Democrats will get a non-Republican choice in the Nebraska U.S. Senate race, but it won't be a Democrat.
Jim Jenkins, a Callaway rancher-farmer, will run as an independent candidate, without either an “R” or a “D” behind his name.
Jenkins, 56, is the fifth candidate to run for the seat currently held by outgoing U.S. Sen. Mike Johanns, a Republican. The other four candidates are all Republicans. So far, no Democrat has expressed interest in the race.
Jenkins says he believes a majority of Nebraskans are tired of the bitter partisan battles that grip Washington, D.C., especially in the wake of the recent partial federal shutdown. And he said he believes a majority of Nebraskans are “moderates,” who would be willing to give an independent-minded candidate a chance.
“Americans are not nearly as divided as cable TV and the political class would have us believe,” Jenkins said. “The vast majority of us are somewhere in the sensible center.”
Jenkins was considered a top-tier Democratic prospect until two years ago, when he officially switched his party affiliation to independent. Shortly after his party switch, Jenkins considered running for the U.S. Senate. But he was forced to abandon the idea after he learned about a state law that prohibited candidates from running for office in the same year in which they changed their party affiliation.
Jenkins said that throughout his adult life, he has always voted for both Democratic and Republican candidates.
In 2008, he said, he voted for Barack Obama for president because he believed that the Democrat would “govern more from the center” and would work to find bipartisan solutions to the nation's rising debt.
Four years later, he said he cast a vote for Republican Mitt Romney because he had “lost confidence” in Obama's commitment to tackling fiscal issues. He said his turning point with Obama came when the president backed away from a bipartisan plan to address the nation's fiscal problems put forth by the so-called Simpson-Bowles Commission.
The commission was named after its co-chairmen: Democrat Erskine Bowles and former U.S. Sen. Alan Simpson, a Republican from Wyoming.
“My number one priority is fixing the debt,” said Jenkins. “When he (Obama) backed away from it, I decided I would vote for a business person who seemed to have more skills for negotiation.”

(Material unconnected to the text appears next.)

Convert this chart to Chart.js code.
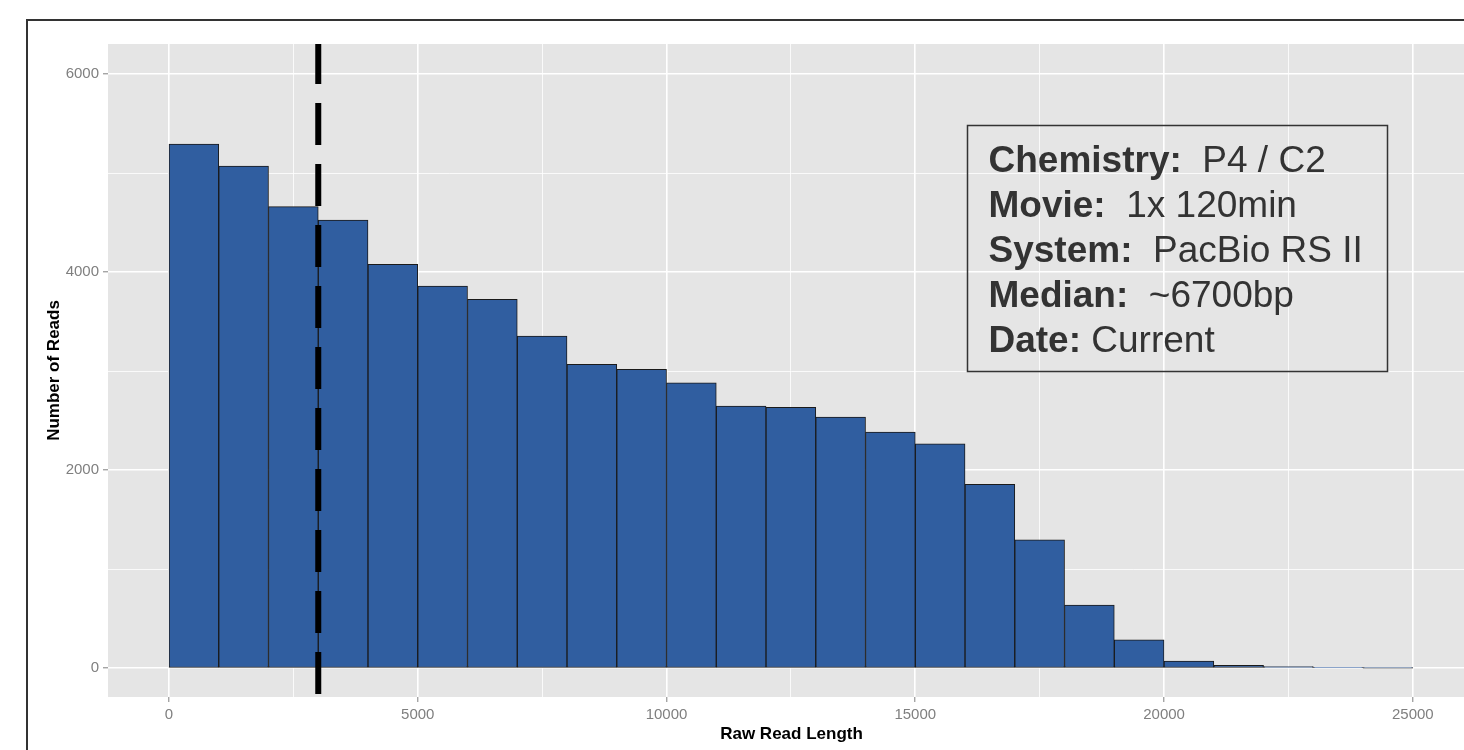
<!DOCTYPE html>
<html>
<head>
<meta charset="utf-8">
<title>Raw Read Length</title>
<script src="https://cdn.jsdelivr.net/npm/chart.js@4.4.1/dist/chart.umd.min.js"></script>
<style>
  html, body { margin: 0; padding: 0; background: #fff; overflow: hidden; }
  #wrap { position: relative; width: 1464px; height: 750px; overflow: hidden; }
  #frame { position: absolute; left: 26px; top: 19px; width: 1500px; height: 800px;
           border: 2px solid #333; box-sizing: border-box; }
  #chart { position: absolute; left: 0; top: 0; }
</style>
</head>
<body>
<div id="wrap">
  <div id="frame"></div>
  <canvas id="chart" width="1500" height="750"></canvas>
</div>
<script>
// histogram bins (start of each 1000 bp bin) and read counts
const binStarts = [0, 1000, 2000, 3000, 4000, 5000, 6000, 7000, 8000, 9000, 10000, 11000, 12000,
                   13000, 14000, 15000, 16000, 17000, 18000, 19000, 20000, 21000, 22000, 23000, 24000];
const binWidth = 1000;
const readCounts = [5293, 5071, 4661, 4526, 4079, 3860, 3725, 3355, 3069, 3018, 2883, 2647, 2634,
                    2537, 2386, 2265, 1858, 1298, 639, 286, 73, 30, 16, 6, 2];

// axis ticks
const xMajorTicks = [0, 5000, 10000, 15000, 20000, 25000];
const xMinorTicks = [2500, 7500, 12500, 17500, 22500];
const yMajorTicks = [0, 2000, 4000, 6000];
const yMinorTicks = [1000, 3000, 5000];

// dashed cutoff line
const cutoffLength = 3000;

// info box text
const infoLabels = ['Chemistry:', 'Movie:', 'System:', 'Median:', 'Date:'];
const infoValues = ['  P4 / C2', '  1x 120min', '  PacBio RS II', '  ~6700bp', ' Current'];
const infoAnchor = { x: 16040, y: 5485 }; // top-left corner of the box, in data units

const FONT = "'Liberation Sans', Arial, sans-serif";
const TICK_GREY = '#7f7f7f';

const ticksFrom = (major, minor) => scale => {
  scale.ticks = major.concat(minor).sort((a, b) => a - b).map(v => ({ value: v }));
};
const isMajor = list => ctx => ctx.tick && list.includes(ctx.tick.value);

// grey ggplot panel
const panelBackground = {
  id: 'panelBackground',
  beforeDraw(chart) {
    const { ctx, chartArea: a } = chart;
    ctx.save();
    ctx.fillStyle = '#e5e5e5';
    ctx.fillRect(a.left, a.top, a.right - a.left, a.bottom - a.top);
    ctx.restore();
  }
};

const cutoffLine = {
  id: 'cutoffLine',
  afterDatasetsDraw(chart) {
    const { ctx, chartArea: a, scales: { x } } = chart;
    const px = x.getPixelForValue(cutoffLength);
    ctx.save();
    ctx.beginPath();
    ctx.rect(a.left, a.top, a.right - a.left, a.bottom - a.top);
    ctx.clip();
    ctx.setLineDash([42, 19]);
    ctx.lineDashOffset = 2;
    ctx.lineWidth = 6;
    ctx.strokeStyle = '#000';
    ctx.beginPath();
    ctx.moveTo(px, a.top);
    ctx.lineTo(px, a.bottom);
    ctx.stroke();
    ctx.restore();
  }
};

const infoBox = {
  id: 'infoBox',
  afterDraw(chart) {
    const { ctx, scales: { x, y } } = chart;
    const left = Math.round(x.getPixelForValue(infoAnchor.x)) + 0.5;
    const top = Math.round(y.getPixelForValue(infoAnchor.y)) + 0.5;
    ctx.save();
    ctx.strokeStyle = '#333';
    ctx.lineWidth = 1.5;
    ctx.strokeRect(left, top, 420, 246);
    ctx.fillStyle = '#333';
    ctx.textBaseline = 'alphabetic';
    infoLabels.forEach((label, i) => {
      const base = top + 46 + i * 45;
      ctx.font = 'bold 37px ' + FONT;
      ctx.fillText(label, left + 21, base);
      const w = ctx.measureText(label).width;
      ctx.font = '37px ' + FONT;
      ctx.fillText(infoValues[i], left + 21 + w, base);
    });
    ctx.restore();
  }
};

new Chart(document.getElementById('chart'), {
  type: 'bar',
  data: {
    datasets: [{
      data: binStarts.map((s, i) => ({ x: s + binWidth / 2, y: readCounts[i] })),
      backgroundColor: '#305ea0',
      borderColor: '#1a1a1a',
      borderWidth: 1,
      borderSkipped: false,
      barPercentage: 1,
      categoryPercentage: 1
    }]
  },
  options: {
    responsive: false,
    devicePixelRatio: 1,
    animation: false,
    layout: { padding: { left: 44, top: 44, right: 25, bottom: 0 } },
    plugins: { legend: { display: false }, tooltip: { enabled: false } },
    scales: {
      x: {
        type: 'linear',
        offset: false,
        min: -1226,
        max: 26250,
        afterBuildTicks: ticksFrom(xMajorTicks, xMinorTicks),
        afterFit: s => { s.height = 53; },
        border: { display: false },
        grid: {
          offset: false,
          color: '#ffffff',
          lineWidth: ctx => isMajor(xMajorTicks)(ctx) ? 1.6 : 0.8,
          tickLength: 5,
          tickWidth: 1,
          tickColor: ctx => isMajor(xMajorTicks)(ctx) ? TICK_GREY : 'rgba(0,0,0,0)'
        },
        ticks: {
          autoSkip: false,
          maxRotation: 0,
          padding: 4,
          color: TICK_GREY,
          font: { family: FONT, size: 15 },
          callback: v => xMajorTicks.includes(v) ? String(v) : ''
        },
        title: {
          display: true,
          text: 'Raw Read Length',
          color: '#000',
          font: { family: FONT, size: 17, weight: 'bold' },
          padding: { top: 0, bottom: 5 }
        }
      },
      y: {
        min: -290,
        max: 6303,
        afterBuildTicks: ticksFrom(yMajorTicks, yMinorTicks),
        afterFit: s => { s.width = 64; },
        border: { display: false },
        grid: {
          color: '#ffffff',
          lineWidth: ctx => isMajor(yMajorTicks)(ctx) ? 1.6 : 0.8,
          tickLength: 5,
          tickWidth: 1,
          tickColor: ctx => isMajor(yMajorTicks)(ctx) ? TICK_GREY : 'rgba(0,0,0,0)'
        },
        ticks: {
          autoSkip: false,
          padding: 4,
          color: TICK_GREY,
          font: { family: FONT, size: 15 },
          callback: v => yMajorTicks.includes(v) ? String(v) : ''
        },
        title: {
          display: true,
          text: 'Number of Reads',
          color: '#000',
          font: { family: FONT, size: 17, weight: 'bold' },
          padding: { top: 0, bottom: 0 }
        }
      }
    }
  },
  plugins: [panelBackground, cutoffLine, infoBox]
});
</script>
</body>
</html>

Jenkins said he realizes he will face an uphill battle, but he said he wouldn't run if he didn't think he had a shot. He noted that 20 percent of Nebraskans identify themselves as independent.
“I welcome Republicans, Democrats and independents, everyone who is fed up with the broken system in Washington, to join my campaign,” Jenkins said.
Currently, only two independents serve in the U.S. Senate and both come from Democratic-leaning states: Sens. Bernie Sanders of Vermont and Angus King of Maine.
Jenkins' first hurdle will be getting on the ballot.
Under state law, his name will not appear on the May primary ballot. That election is reserved for candidates seeking a specific party's nomination.
In order to get on the November ballot, Jenkins will have to collect more than 4,000 signatures.
Jenkins was raised in Custer County, but left Nebraska for about 20 years to attend school and work in the restaurant and business world in Boston, Chicago and Columbus, Ohio.
He returned to Nebraska in 1996, developing a steakhouse chain known as Whiskey Creek. He sold that company a decade ago.
He also helped to found Skeeter Barnes restaurants, and currently serves on the company's board of directors.
Jenkins is part owner of a ranch and farm operation near Callaway.
Jenkins said he would use some of his own money to finance his race, but he would not rely solely on his personal checkbook to pay for his campaign.
“This has really got to be a campaign that's about a concept and that's much bigger than me,” Jenkins said.